If you are an entrepreneur, why?

I want to change the world.

My favorite startups:

Waze, Wix

What's most frustrating and rewarding about entrepreneurship/innovation?

The biggest frustration is VCs and other potential investors who talk a lot about how interested they are, and how much they want another meeting, and then disappear without even a 'thanks, but' e-mail.
What's most rewarding is the potential customers (both enterprise and consumer) and the other stakeholders who hear what the start-up is doing, and respond by some variation of "that is fantastic, it's exactly what the market needs."
Yes, I've had plenty of both.

What's the No. 1 mistake entrepreneurs make?

Believing their own hype.

What are the top three lessons you've learned as an entrepreneur?

1. That everything takes more time and effort than you expected.
2. That building and maintaining a team that can really work together without ego problems threatening to destroy the company is hugely difficult, and that therefore the founder has to be prepared to chuck out trouble-makers.
3. That your assumptions about the market's needs and behaviour, and willingness to pay for what you're developing, need constant validation both through deep research and face-to-face customer discovery, in order to ensure that you actually build the right product or service. And this means that you really need to understand, and care about, the customer's pain.

How important is serendipity in the success path of an entrepreneur or startup?
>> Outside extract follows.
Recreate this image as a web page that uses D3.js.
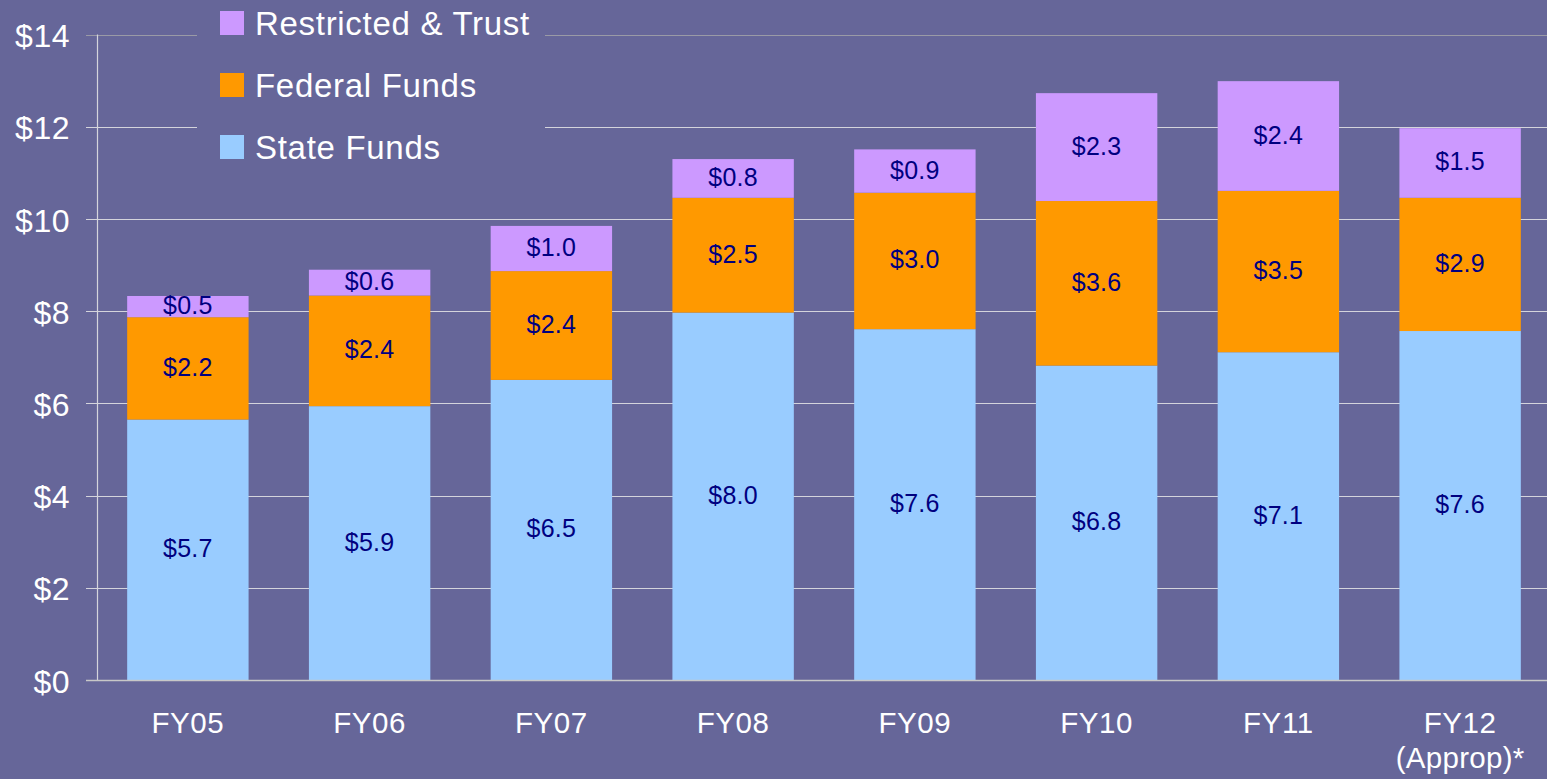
<!DOCTYPE html>
<html>
<head>
<meta charset="utf-8">
<script src="https://cdn.jsdelivr.net/npm/d3@7"></script>
<style>
  html, body { margin: 0; padding: 0; background: #666699; overflow: hidden; }
  svg { display: block; }
  text { font-family: "Liberation Sans", Arial, sans-serif; }
</style>
</head>
<body>
<svg id="chart" width="1547" height="779"></svg>
<script>
// ---- data ----
const categories = ["FY05", "FY06", "FY07", "FY08", "FY09", "FY10", "FY11", "FY12"];
const categorySubLabels = ["", "", "", "", "", "", "", "(Approp)*"];
const seriesNames = ["State Funds", "Federal Funds", "Restricted & Trust"];
const stateFunds      = [5.65, 5.94, 6.51, 7.97, 7.61, 6.82, 7.11, 7.57];
const federalFunds    = [2.22, 2.40, 2.36, 2.49, 2.96, 3.57, 3.50, 2.89];
const restrictedTrust = [0.46, 0.56, 0.98, 0.84, 0.94, 2.34, 2.38, 1.51];
const stateLabels      = ["$5.7", "$5.9", "$6.5", "$8.0", "$7.6", "$6.8", "$7.1", "$7.6"];
const federalLabels    = ["$2.2", "$2.4", "$2.4", "$2.5", "$3.0", "$3.6", "$3.5", "$2.9"];
const restrictedLabels = ["$0.5", "$0.6", "$1.0", "$0.8", "$0.9", "$2.3", "$2.4", "$1.5"];
const yTicks = [0, 2, 4, 6, 8, 10, 12, 14];

// ---- styles ----
const colors = { "State Funds": "#99CCFF", "Federal Funds": "#FF9900", "Restricted & Trust": "#CC99FF" };
const bg = "#666699";

const svg = d3.select("#chart");
const W = 1547, H = 779;

const x = d3.scaleBand().domain(categories).range([97, 1551]).paddingInner(0.332).paddingOuter(0.166);
const y = d3.scaleLinear().domain([0, 14]).range([680, 34.6]);

// gridlines + ticks
svg.append("g").selectAll("line").data(yTicks.filter(d => d > 0)).join("line")
  .attr("x1", 86).attr("x2", W)
  .attr("y1", d => Math.round(y(d)) + 0.5).attr("y2", d => Math.round(y(d)) + 0.5)
  .attr("stroke", d => d === 14 ? "#9a9aa6" : "#d4d4dc").attr("stroke-width", 1.2);

// stacked data
const rows = categories.map((c, i) => ({
  cat: c,
  "State Funds": stateFunds[i],
  "Federal Funds": federalFunds[i],
  "Restricted & Trust": restrictedTrust[i]
}));
const labelArrays = { "State Funds": stateLabels, "Federal Funds": federalLabels, "Restricted & Trust": restrictedLabels };
const stack = d3.stack().keys(seriesNames)(rows);

const gBars = svg.append("g");
stack.forEach(layer => {
  gBars.append("g").selectAll("rect").data(layer).join("rect")
    .attr("x", d => x(d.data.cat))
    .attr("width", x.bandwidth())
    .attr("y", d => y(d[1]))
    .attr("height", d => y(d[0]) - y(d[1]))
    .attr("fill", colors[layer.key]);
});

// value labels
stack.forEach(layer => {
  const labs = labelArrays[layer.key];
  svg.append("g").selectAll("text").data(layer).join("text")
    .attr("x", d => x(d.data.cat) + x.bandwidth() / 2)
    .attr("y", d => (y(d[0]) + y(d[1])) / 2 + 7.5)
    .attr("text-anchor", "middle")
    .attr("font-size", 25)
    .attr("letter-spacing", 0.3)
    .attr("fill", "#000080")
    .text((d, i) => labs[i]);
});

// axes lines
svg.append("line").attr("x1", 97.5).attr("x2", 97.5).attr("y1", y(14)).attr("y2", 680)
  .attr("stroke", "#d4d4dc").attr("stroke-width", 1.2);
svg.append("line").attr("x1", 86).attr("x2", W).attr("y1", 680.5).attr("y2", 680.5)
  .attr("stroke", "#c8c8c8").attr("stroke-width", 1.5);

// y tick labels
svg.append("g").selectAll("text").data(yTicks).join("text")
  .attr("x", 70).attr("y", d => y(d) + 12.5)
  .attr("text-anchor", "end").attr("font-size", 32).attr("letter-spacing", 0.5).attr("fill", "#ffffff")
  .text(d => "$" + d);

// x labels
svg.append("g").selectAll("text").data(categories).join("text")
  .attr("x", d => x(d) + x.bandwidth() / 2).attr("y", 733)
  .attr("text-anchor", "middle").attr("font-size", 29.5).attr("letter-spacing", 0.6).attr("fill", "#ffffff")
  .text(d => d);
svg.append("g").selectAll("text").data(categories).join("text")
  .attr("x", d => x(d) + x.bandwidth() / 2).attr("y", 768)
  .attr("text-anchor", "middle").attr("font-size", 29.5).attr("letter-spacing", 0.3).attr("fill", "#ffffff")
  .text((d, i) => categorySubLabels[i]);

// legend
const legend = svg.append("g");
legend.append("rect").attr("x", 197).attr("y", 0).attr("width", 348).attr("height", 170).attr("fill", bg);
const legendOrder = ["Restricted & Trust", "Federal Funds", "State Funds"];
const lg = legend.selectAll("g.item").data(legendOrder).join("g").attr("class", "item")
  .attr("transform", (d, i) => `translate(220, ${11 + i * 62})`);
lg.append("rect").attr("width", 24).attr("height", 24).attr("fill", d => colors[d]);
lg.append("text").attr("x", 35).attr("y", 23.5).attr("font-size", 33).attr("letter-spacing", 0.7)
  .attr("fill", "#ffffff").text(d => d);
</script>
</body>
</html>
Extremely. In my own experience, I've often met or been introduced to the right people with experience and expertise in my field who have been able to help, or have joined my team of advisory board, or have become champions inside their own organisations. Similarly, reading a lot and doing extensive research, not only in my own field, has opened up opportunities. But serendipity is enhanced by curiosity and openness: the more you mix with other people and ask them questions (and tell them what you're doing), the stronger the likelihood that something good will happen.

Full bio

I'm a native Londoner but have lived in Israel since 1980. My degree in civil engineering helped teach me analytic rigour, which has helped a career that has also stretched across journalism (specialising in business & economics), consulting including government work on technology and economic policy, and most recently technology entrepreneurship. I was a partner in two previous start-ups, in agricultural biotech and then bio-informatics. Both failed: one because the scientists weren't  interested in working under startup pressure, and the other because one of the partners had to leave the country for a while. New Global Markets should have failed, because we started developing a game-changing business process in the global financial industry that depends on regulation, before the regulations actually allowed it. But my colleagues and I continued to believe that the market need existed and that the regulations would change in our direction, which they have. And by being forced by circumstances to take things slowly, we've been able to build a very strong business case based on real customer pain, and to get buy-in from some key stakeholders even before building the technology platform. In the meantime, I've been developing a side career as an expert on cyber threats and other types of economic terrorism, and speak regularly at conferences, including the 2012 national securty conference in Israel.